WHAT TO WORK ON: Write out the whole listing again, exactly as given.

INFORMATION PROVIDED:
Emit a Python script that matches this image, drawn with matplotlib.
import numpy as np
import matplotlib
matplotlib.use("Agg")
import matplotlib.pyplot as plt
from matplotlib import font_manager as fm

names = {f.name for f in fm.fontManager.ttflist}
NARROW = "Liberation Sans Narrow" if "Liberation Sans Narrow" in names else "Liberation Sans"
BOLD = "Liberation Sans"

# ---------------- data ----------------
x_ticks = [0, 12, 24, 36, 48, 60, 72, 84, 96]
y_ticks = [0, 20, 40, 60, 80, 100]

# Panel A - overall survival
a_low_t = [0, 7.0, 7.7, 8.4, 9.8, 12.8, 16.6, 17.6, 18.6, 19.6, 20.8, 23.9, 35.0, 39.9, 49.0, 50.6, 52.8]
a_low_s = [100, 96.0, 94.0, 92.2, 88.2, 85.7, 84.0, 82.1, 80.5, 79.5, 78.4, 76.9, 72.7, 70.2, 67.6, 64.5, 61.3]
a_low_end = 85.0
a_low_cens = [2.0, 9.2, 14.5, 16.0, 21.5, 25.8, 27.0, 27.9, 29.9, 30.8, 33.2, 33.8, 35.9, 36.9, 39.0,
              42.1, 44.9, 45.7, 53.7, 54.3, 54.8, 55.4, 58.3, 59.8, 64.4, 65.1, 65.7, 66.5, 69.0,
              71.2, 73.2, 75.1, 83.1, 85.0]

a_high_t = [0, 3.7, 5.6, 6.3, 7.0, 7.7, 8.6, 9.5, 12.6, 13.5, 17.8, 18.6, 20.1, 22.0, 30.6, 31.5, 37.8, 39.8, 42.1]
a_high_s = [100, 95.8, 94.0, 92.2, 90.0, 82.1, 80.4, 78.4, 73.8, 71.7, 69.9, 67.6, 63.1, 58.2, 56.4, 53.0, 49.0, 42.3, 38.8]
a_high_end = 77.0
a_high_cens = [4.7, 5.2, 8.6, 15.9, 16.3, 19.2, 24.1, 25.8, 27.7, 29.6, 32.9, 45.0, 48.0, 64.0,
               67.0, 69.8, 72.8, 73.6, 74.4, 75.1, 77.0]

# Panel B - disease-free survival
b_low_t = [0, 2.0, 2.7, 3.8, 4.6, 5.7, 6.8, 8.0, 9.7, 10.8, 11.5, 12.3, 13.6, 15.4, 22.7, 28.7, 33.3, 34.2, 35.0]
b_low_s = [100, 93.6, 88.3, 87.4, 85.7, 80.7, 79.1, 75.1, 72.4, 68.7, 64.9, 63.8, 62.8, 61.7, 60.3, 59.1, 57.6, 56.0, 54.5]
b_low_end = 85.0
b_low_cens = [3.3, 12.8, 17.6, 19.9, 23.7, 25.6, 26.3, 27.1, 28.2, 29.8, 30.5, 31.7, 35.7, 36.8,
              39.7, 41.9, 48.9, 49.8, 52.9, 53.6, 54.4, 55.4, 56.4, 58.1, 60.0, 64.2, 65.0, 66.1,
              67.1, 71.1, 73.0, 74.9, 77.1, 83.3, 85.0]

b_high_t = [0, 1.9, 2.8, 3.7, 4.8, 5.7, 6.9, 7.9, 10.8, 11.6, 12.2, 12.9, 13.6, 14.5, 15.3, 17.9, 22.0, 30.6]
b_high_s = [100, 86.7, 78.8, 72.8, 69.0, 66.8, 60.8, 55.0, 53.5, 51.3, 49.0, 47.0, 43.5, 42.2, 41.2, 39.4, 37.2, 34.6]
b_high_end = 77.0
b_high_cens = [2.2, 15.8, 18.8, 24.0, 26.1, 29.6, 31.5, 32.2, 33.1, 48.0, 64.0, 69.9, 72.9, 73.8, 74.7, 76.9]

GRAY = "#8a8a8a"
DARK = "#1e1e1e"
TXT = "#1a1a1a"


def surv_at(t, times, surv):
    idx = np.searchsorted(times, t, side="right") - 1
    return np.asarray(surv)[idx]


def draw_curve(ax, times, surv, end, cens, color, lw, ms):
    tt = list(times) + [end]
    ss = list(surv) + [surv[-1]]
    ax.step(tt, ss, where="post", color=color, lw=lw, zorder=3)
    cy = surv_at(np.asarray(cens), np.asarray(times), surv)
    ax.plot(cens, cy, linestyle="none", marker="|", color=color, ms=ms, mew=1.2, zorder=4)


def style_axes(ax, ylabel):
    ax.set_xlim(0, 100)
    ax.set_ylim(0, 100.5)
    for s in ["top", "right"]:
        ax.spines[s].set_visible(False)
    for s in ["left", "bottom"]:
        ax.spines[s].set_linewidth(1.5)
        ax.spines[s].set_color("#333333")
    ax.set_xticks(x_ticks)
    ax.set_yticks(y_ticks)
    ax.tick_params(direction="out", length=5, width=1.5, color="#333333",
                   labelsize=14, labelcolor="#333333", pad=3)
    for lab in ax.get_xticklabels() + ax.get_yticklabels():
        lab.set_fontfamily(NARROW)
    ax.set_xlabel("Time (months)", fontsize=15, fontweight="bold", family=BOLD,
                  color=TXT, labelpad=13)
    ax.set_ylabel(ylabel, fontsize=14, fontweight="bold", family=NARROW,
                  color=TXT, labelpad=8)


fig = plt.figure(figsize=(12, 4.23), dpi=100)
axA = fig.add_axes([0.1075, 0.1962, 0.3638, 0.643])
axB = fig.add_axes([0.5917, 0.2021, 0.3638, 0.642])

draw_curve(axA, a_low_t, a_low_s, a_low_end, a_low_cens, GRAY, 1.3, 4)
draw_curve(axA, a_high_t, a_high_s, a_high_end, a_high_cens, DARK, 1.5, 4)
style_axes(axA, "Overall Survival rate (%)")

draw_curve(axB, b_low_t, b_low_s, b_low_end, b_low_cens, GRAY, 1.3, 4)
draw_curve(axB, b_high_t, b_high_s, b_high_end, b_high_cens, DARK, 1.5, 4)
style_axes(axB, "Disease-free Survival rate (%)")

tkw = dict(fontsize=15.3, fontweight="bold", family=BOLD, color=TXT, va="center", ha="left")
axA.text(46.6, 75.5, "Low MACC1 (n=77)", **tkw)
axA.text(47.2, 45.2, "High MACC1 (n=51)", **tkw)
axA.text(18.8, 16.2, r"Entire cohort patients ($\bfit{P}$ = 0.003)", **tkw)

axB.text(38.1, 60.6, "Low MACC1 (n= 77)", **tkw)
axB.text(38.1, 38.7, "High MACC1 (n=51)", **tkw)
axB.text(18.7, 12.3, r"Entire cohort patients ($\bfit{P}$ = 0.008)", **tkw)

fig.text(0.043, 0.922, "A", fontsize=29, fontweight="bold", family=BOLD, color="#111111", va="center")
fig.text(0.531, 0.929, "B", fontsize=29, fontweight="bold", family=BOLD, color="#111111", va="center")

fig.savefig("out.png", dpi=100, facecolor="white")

FINISHED TASK:
Emit a Python script that matches this image, drawn with matplotlib.
import numpy as np
import matplotlib
matplotlib.use("Agg")
import matplotlib.pyplot as plt
from matplotlib import font_manager as fm

names = {f.name for f in fm.fontManager.ttflist}
NARROW = "Liberation Sans Narrow" if "Liberation Sans Narrow" in names else "Liberation Sans"
BOLD = "Liberation Sans"

# ---------------- data ----------------
x_ticks = [0, 12, 24, 36, 48, 60, 72, 84, 96]
y_ticks = [0, 20, 40, 60, 80, 100]

# Panel A - overall survival
a_low_t = [0, 7.0, 7.7, 8.4, 9.8, 12.8, 16.6, 17.6, 18.6, 19.6, 20.8, 23.9, 35.0, 39.9, 49.0, 50.6, 52.8]
a_low_s = [100, 96.0, 94.0, 92.2, 88.2, 85.7, 84.0, 82.1, 80.5, 79.5, 78.4, 76.9, 72.7, 70.2, 67.6, 64.5, 61.3]
a_low_end = 85.0
a_low_cens = [2.0, 9.2, 14.5, 16.0, 21.5, 25.8, 27.0, 27.9, 29.9, 30.8, 33.2, 33.8, 35.9, 36.9, 39.0,
              42.1, 44.9, 45.7, 53.7, 54.3, 54.8, 55.4, 58.3, 59.8, 64.4, 65.1, 65.7, 66.5, 69.0,
              71.2, 73.2, 75.1, 83.1, 85.0]

a_high_t = [0, 3.7, 5.6, 6.3, 7.0, 7.7, 8.6, 9.5, 12.6, 13.5, 17.8, 18.6, 20.1, 22.0, 30.6, 31.5, 37.8, 39.8, 42.1]
a_high_s = [100, 95.8, 94.0, 92.2, 90.0, 82.1, 80.4, 78.4, 73.8, 71.7, 69.9, 67.6, 63.1, 58.2, 56.4, 53.0, 49.0, 42.3, 38.8]
a_high_end = 77.0
a_high_cens = [4.7, 5.2, 8.6, 15.9, 16.3, 19.2, 24.1, 25.8, 27.7, 29.6, 32.9, 45.0, 48.0, 64.0,
               67.0, 69.8, 72.8, 73.6, 74.4, 75.1, 77.0]

# Panel B - disease-free survival
b_low_t = [0, 2.0, 2.7, 3.8, 4.6, 5.7, 6.8, 8.0, 9.7, 10.8, 11.5, 12.3, 13.6, 15.4, 22.7, 28.7, 33.3, 34.2, 35.0]
b_low_s = [100, 93.6, 88.3, 87.4, 85.7, 80.7, 79.1, 75.1, 72.4, 68.7, 64.9, 63.8, 62.8, 61.7, 60.3, 59.1, 57.6, 56.0, 54.5]
b_low_end = 85.0
b_low_cens = [3.3, 12.8, 17.6, 19.9, 23.7, 25.6, 26.3, 27.1, 28.2, 29.8, 30.5, 31.7, 35.7, 36.8,
              39.7, 41.9, 48.9, 49.8, 52.9, 53.6, 54.4, 55.4, 56.4, 58.1, 60.0, 64.2, 65.0, 66.1,
              67.1, 71.1, 73.0, 74.9, 77.1, 83.3, 85.0]

b_high_t = [0, 1.9, 2.8, 3.7, 4.8, 5.7, 6.9, 7.9, 10.8, 11.6, 12.2, 12.9, 13.6, 14.5, 15.3, 17.9, 22.0, 30.6]
b_high_s = [100, 86.7, 78.8, 72.8, 69.0, 66.8, 60.8, 55.0, 53.5, 51.3, 49.0, 47.0, 43.5, 42.2, 41.2, 39.4, 37.2, 34.6]
b_high_end = 77.0
b_high_cens = [2.2, 15.8, 18.8, 24.0, 26.1, 29.6, 31.5, 32.2, 33.1, 48.0, 64.0, 69.9, 72.9, 73.8, 74.7, 76.9]

GRAY = "#8a8a8a"
DARK = "#1e1e1e"
TXT = "#1a1a1a"


def surv_at(t, times, surv):
    idx = np.searchsorted(times, t, side="right") - 1
    return np.asarray(surv)[idx]


def draw_curve(ax, times, surv, end, cens, color, lw, ms):
    tt = list(times) + [end]
    ss = list(surv) + [surv[-1]]
    ax.step(tt, ss, where="post", color=color, lw=lw, zorder=3)
    cy = surv_at(np.asarray(cens), np.asarray(times), surv)
    ax.plot(cens, cy, linestyle="none", marker="|", color=color, ms=ms, mew=1.2, zorder=4)


def style_axes(ax, ylabel):
    ax.set_xlim(0, 100)
    ax.set_ylim(0, 100.5)
    for s in ["top", "right"]:
        ax.spines[s].set_visible(False)
    for s in ["left", "bottom"]:
        ax.spines[s].set_linewidth(1.5)
        ax.spines[s].set_color("#333333")
    ax.set_xticks(x_ticks)
    ax.set_yticks(y_ticks)
    ax.tick_params(direction="out", length=5, width=1.5, color="#333333",
                   labelsize=14, labelcolor="#333333", pad=3)
    for lab in ax.get_xticklabels() + ax.get_yticklabels():
        lab.set_fontfamily(NARROW)
    ax.set_xlabel("Time (months)", fontsize=15, fontweight="bold", family=BOLD,
                  color=TXT, labelpad=13)
    ax.set_ylabel(ylabel, fontsize=14, fontweight="bold", family=NARROW,
                  color=TXT, labelpad=8)


fig = plt.figure(figsize=(12, 4.23), dpi=100)
axA = fig.add_axes([0.1075, 0.1962, 0.3638, 0.643])
axB = fig.add_axes([0.5917, 0.2021, 0.3638, 0.642])

draw_curve(axA, a_low_t, a_low_s, a_low_end, a_low_cens, GRAY, 1.3, 4)
draw_curve(axA, a_high_t, a_high_s, a_high_end, a_high_cens, DARK, 1.5, 4)
style_axes(axA, "Overall Survival rate (%)")

draw_curve(axB, b_low_t, b_low_s, b_low_end, b_low_cens, GRAY, 1.3, 4)
draw_curve(axB, b_high_t, b_high_s, b_high_end, b_high_cens, DARK, 1.5, 4)
style_axes(axB, "Disease-free Survival rate (%)")

tkw = dict(fontsize=15.3, fontweight="bold", family=BOLD, color=TXT, va="center", ha="left")
axA.text(46.6, 75.5, "Low MACC1 (n=77)", **tkw)
axA.text(47.2, 45.2, "High MACC1 (n=51)", **tkw)
axA.text(18.8, 16.2, r"Entire cohort patients ($\bfit{P}$ = 0.003)", **tkw)

axB.text(38.1, 60.6, "Low MACC1 (n= 77)", **tkw)
axB.text(38.1, 38.7, "High MACC1 (n=51)", **tkw)
axB.text(18.7, 12.3, r"Entire cohort patients ($\bfit{P}$ = 0.008)", **tkw)

fig.text(0.043, 0.922, "A", fontsize=29, fontweight="bold", family=BOLD, color="#111111", va="center")
fig.text(0.531, 0.929, "B", fontsize=29, fontweight="bold", family=BOLD, color="#111111", va="center")

fig.savefig("out.png", dpi=100, facecolor="white")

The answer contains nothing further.